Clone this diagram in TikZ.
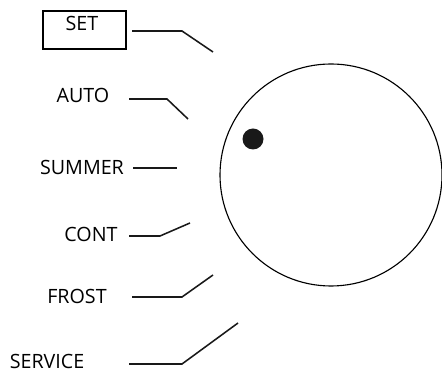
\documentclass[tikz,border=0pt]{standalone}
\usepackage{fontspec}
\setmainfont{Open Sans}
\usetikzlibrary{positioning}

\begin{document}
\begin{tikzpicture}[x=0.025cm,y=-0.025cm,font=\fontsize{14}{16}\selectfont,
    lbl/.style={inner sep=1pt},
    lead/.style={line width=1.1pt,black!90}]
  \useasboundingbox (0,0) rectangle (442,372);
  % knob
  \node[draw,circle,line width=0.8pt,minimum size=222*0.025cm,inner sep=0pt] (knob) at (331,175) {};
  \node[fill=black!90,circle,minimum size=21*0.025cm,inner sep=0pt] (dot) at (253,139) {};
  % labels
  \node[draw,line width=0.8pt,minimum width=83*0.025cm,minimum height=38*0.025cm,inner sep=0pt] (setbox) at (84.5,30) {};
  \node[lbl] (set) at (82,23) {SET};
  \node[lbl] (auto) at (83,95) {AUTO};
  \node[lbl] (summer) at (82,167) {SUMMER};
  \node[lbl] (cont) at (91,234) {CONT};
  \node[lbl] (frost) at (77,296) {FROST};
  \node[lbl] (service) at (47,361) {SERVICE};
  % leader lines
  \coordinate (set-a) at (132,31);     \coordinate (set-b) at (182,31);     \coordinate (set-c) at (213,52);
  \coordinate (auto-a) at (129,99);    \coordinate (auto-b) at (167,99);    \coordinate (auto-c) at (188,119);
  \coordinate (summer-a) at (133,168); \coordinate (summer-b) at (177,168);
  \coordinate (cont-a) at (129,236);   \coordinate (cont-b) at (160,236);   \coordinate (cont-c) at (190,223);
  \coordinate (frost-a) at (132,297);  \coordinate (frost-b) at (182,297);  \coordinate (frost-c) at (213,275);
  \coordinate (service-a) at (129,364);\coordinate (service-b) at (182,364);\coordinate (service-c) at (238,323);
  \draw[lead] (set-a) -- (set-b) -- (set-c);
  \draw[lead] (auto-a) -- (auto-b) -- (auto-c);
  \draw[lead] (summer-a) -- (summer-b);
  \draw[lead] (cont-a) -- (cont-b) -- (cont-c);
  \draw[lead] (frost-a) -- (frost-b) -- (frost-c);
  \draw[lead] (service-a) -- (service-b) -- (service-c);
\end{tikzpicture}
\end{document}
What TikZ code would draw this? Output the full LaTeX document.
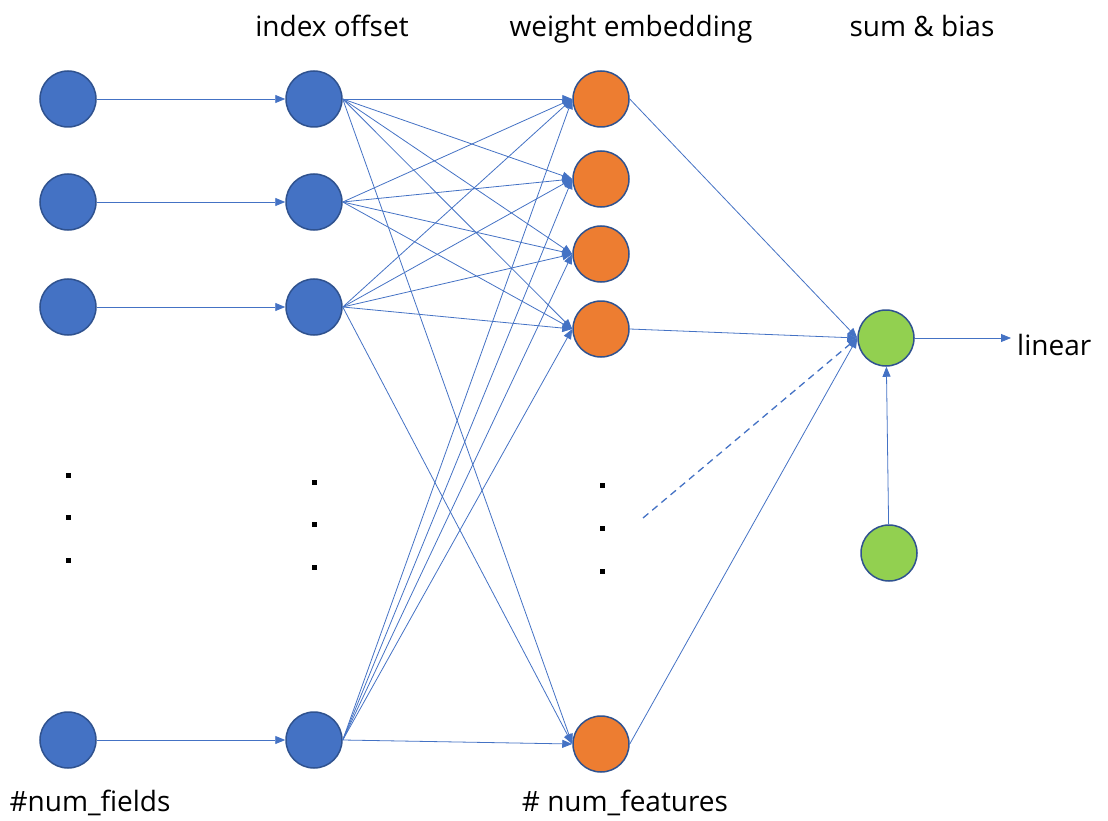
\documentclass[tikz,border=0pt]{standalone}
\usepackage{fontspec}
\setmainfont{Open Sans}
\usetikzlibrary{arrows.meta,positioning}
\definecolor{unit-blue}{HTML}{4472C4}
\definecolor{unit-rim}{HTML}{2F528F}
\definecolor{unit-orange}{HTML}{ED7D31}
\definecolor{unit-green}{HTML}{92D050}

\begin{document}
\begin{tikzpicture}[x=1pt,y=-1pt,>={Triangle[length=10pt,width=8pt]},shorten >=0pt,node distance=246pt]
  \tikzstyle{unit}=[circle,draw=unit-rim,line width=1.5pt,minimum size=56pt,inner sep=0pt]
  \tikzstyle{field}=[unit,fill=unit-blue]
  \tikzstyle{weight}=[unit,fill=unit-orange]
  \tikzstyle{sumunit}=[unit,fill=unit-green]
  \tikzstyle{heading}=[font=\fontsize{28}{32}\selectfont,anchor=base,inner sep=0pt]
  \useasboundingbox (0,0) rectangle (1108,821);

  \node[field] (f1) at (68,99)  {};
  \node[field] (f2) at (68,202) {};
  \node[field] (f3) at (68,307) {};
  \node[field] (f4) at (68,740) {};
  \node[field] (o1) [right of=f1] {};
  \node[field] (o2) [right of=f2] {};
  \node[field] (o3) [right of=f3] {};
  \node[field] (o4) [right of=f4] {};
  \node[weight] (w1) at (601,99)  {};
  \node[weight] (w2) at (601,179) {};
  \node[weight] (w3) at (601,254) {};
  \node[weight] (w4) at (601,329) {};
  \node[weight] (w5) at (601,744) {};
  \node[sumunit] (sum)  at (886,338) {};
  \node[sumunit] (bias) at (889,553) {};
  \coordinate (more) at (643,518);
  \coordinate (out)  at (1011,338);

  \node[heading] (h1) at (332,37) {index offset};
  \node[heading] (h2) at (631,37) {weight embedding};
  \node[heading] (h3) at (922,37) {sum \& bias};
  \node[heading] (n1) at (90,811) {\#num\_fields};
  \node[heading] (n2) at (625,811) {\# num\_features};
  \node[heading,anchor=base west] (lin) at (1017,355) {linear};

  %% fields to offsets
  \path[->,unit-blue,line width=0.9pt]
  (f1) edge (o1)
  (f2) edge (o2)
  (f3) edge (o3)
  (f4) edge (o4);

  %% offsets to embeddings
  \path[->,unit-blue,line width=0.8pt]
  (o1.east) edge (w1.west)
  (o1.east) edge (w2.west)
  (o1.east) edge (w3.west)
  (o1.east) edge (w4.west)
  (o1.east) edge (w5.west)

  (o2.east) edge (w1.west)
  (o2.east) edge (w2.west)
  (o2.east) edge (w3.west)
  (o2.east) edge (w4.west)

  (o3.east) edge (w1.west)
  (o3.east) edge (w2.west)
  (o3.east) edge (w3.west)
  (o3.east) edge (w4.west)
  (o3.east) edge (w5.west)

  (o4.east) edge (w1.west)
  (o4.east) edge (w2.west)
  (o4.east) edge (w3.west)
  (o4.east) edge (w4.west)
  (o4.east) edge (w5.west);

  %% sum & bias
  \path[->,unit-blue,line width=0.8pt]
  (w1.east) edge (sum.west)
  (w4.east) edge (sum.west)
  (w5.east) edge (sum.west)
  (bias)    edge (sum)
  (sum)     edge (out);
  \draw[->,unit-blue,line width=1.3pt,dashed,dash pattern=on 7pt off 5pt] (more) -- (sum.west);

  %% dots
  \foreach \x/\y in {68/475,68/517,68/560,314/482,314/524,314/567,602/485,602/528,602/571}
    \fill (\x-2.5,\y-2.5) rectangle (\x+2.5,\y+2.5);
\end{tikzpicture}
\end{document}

--*--

◆ Exercise task ◆
Reproduce the records verbatim, omitting all images they contain.

◆ Result below ◆
Clone this diagram in TikZ.
\documentclass[tikz,border=0pt]{standalone}
\usepackage{fontspec}
\setmainfont{Open Sans}
\usetikzlibrary{positioning}

\begin{document}
\begin{tikzpicture}[x=0.025cm,y=-0.025cm,font=\fontsize{14}{16}\selectfont,
    lbl/.style={inner sep=1pt},
    lead/.style={line width=1.1pt,black!90}]
  \useasboundingbox (0,0) rectangle (442,372);
  % knob
  \node[draw,circle,line width=0.8pt,minimum size=222*0.025cm,inner sep=0pt] (knob) at (331,175) {};
  \node[fill=black!90,circle,minimum size=21*0.025cm,inner sep=0pt] (dot) at (253,139) {};
  % labels
  \node[draw,line width=0.8pt,minimum width=83*0.025cm,minimum height=38*0.025cm,inner sep=0pt] (setbox) at (84.5,30) {};
  \node[lbl] (set) at (82,23) {SET};
  \node[lbl] (auto) at (83,95) {AUTO};
  \node[lbl] (summer) at (82,167) {SUMMER};
  \node[lbl] (cont) at (91,234) {CONT};
  \node[lbl] (frost) at (77,296) {FROST};
  \node[lbl] (service) at (47,361) {SERVICE};
  % leader lines
  \coordinate (set-a) at (132,31);     \coordinate (set-b) at (182,31);     \coordinate (set-c) at (213,52);
  \coordinate (auto-a) at (129,99);    \coordinate (auto-b) at (167,99);    \coordinate (auto-c) at (188,119);
  \coordinate (summer-a) at (133,168); \coordinate (summer-b) at (177,168);
  \coordinate (cont-a) at (129,236);   \coordinate (cont-b) at (160,236);   \coordinate (cont-c) at (190,223);
  \coordinate (frost-a) at (132,297);  \coordinate (frost-b) at (182,297);  \coordinate (frost-c) at (213,275);
  \coordinate (service-a) at (129,364);\coordinate (service-b) at (182,364);\coordinate (service-c) at (238,323);
  \draw[lead] (set-a) -- (set-b) -- (set-c);
  \draw[lead] (auto-a) -- (auto-b) -- (auto-c);
  \draw[lead] (summer-a) -- (summer-b);
  \draw[lead] (cont-a) -- (cont-b) -- (cont-c);
  \draw[lead] (frost-a) -- (frost-b) -- (frost-c);
  \draw[lead] (service-a) -- (service-b) -- (service-c);
\end{tikzpicture}
\end{document}
What TikZ code would draw this? Output the full LaTeX document.
\documentclass[tikz,border=0pt]{standalone}
\usepackage{fontspec}
\setmainfont{Open Sans}
\usetikzlibrary{arrows.meta,positioning}
\definecolor{unit-blue}{HTML}{4472C4}
\definecolor{unit-rim}{HTML}{2F528F}
\definecolor{unit-orange}{HTML}{ED7D31}
\definecolor{unit-green}{HTML}{92D050}

\begin{document}
\begin{tikzpicture}[x=1pt,y=-1pt,>={Triangle[length=10pt,width=8pt]},shorten >=0pt,node distance=246pt]
  \tikzstyle{unit}=[circle,draw=unit-rim,line width=1.5pt,minimum size=56pt,inner sep=0pt]
  \tikzstyle{field}=[unit,fill=unit-blue]
  \tikzstyle{weight}=[unit,fill=unit-orange]
  \tikzstyle{sumunit}=[unit,fill=unit-green]
  \tikzstyle{heading}=[font=\fontsize{28}{32}\selectfont,anchor=base,inner sep=0pt]
  \useasboundingbox (0,0) rectangle (1108,821);

  \node[field] (f1) at (68,99)  {};
  \node[field] (f2) at (68,202) {};
  \node[field] (f3) at (68,307) {};
  \node[field] (f4) at (68,740) {};
  \node[field] (o1) [right of=f1] {};
  \node[field] (o2) [right of=f2] {};
  \node[field] (o3) [right of=f3] {};
  \node[field] (o4) [right of=f4] {};
  \node[weight] (w1) at (601,99)  {};
  \node[weight] (w2) at (601,179) {};
  \node[weight] (w3) at (601,254) {};
  \node[weight] (w4) at (601,329) {};
  \node[weight] (w5) at (601,744) {};
  \node[sumunit] (sum)  at (886,338) {};
  \node[sumunit] (bias) at (889,553) {};
  \coordinate (more) at (643,518);
  \coordinate (out)  at (1011,338);

  \node[heading] (h1) at (332,37) {index offset};
  \node[heading] (h2) at (631,37) {weight embedding};
  \node[heading] (h3) at (922,37) {sum \& bias};
  \node[heading] (n1) at (90,811) {\#num\_fields};
  \node[heading] (n2) at (625,811) {\# num\_features};
  \node[heading,anchor=base west] (lin) at (1017,355) {linear};

  %% fields to offsets
  \path[->,unit-blue,line width=0.9pt]
  (f1) edge (o1)
  (f2) edge (o2)
  (f3) edge (o3)
  (f4) edge (o4);

  %% offsets to embeddings
  \path[->,unit-blue,line width=0.8pt]
  (o1.east) edge (w1.west)
  (o1.east) edge (w2.west)
  (o1.east) edge (w3.west)
  (o1.east) edge (w4.west)
  (o1.east) edge (w5.west)

  (o2.east) edge (w1.west)
  (o2.east) edge (w2.west)
  (o2.east) edge (w3.west)
  (o2.east) edge (w4.west)

  (o3.east) edge (w1.west)
  (o3.east) edge (w2.west)
  (o3.east) edge (w3.west)
  (o3.east) edge (w4.west)
  (o3.east) edge (w5.west)

  (o4.east) edge (w1.west)
  (o4.east) edge (w2.west)
  (o4.east) edge (w3.west)
  (o4.east) edge (w4.west)
  (o4.east) edge (w5.west);

  %% sum & bias
  \path[->,unit-blue,line width=0.8pt]
  (w1.east) edge (sum.west)
  (w4.east) edge (sum.west)
  (w5.east) edge (sum.west)
  (bias)    edge (sum)
  (sum)     edge (out);
  \draw[->,unit-blue,line width=1.3pt,dashed,dash pattern=on 7pt off 5pt] (more) -- (sum.west);

  %% dots
  \foreach \x/\y in {68/475,68/517,68/560,314/482,314/524,314/567,602/485,602/528,602/571}
    \fill (\x-2.5,\y-2.5) rectangle (\x+2.5,\y+2.5);
\end{tikzpicture}
\end{document}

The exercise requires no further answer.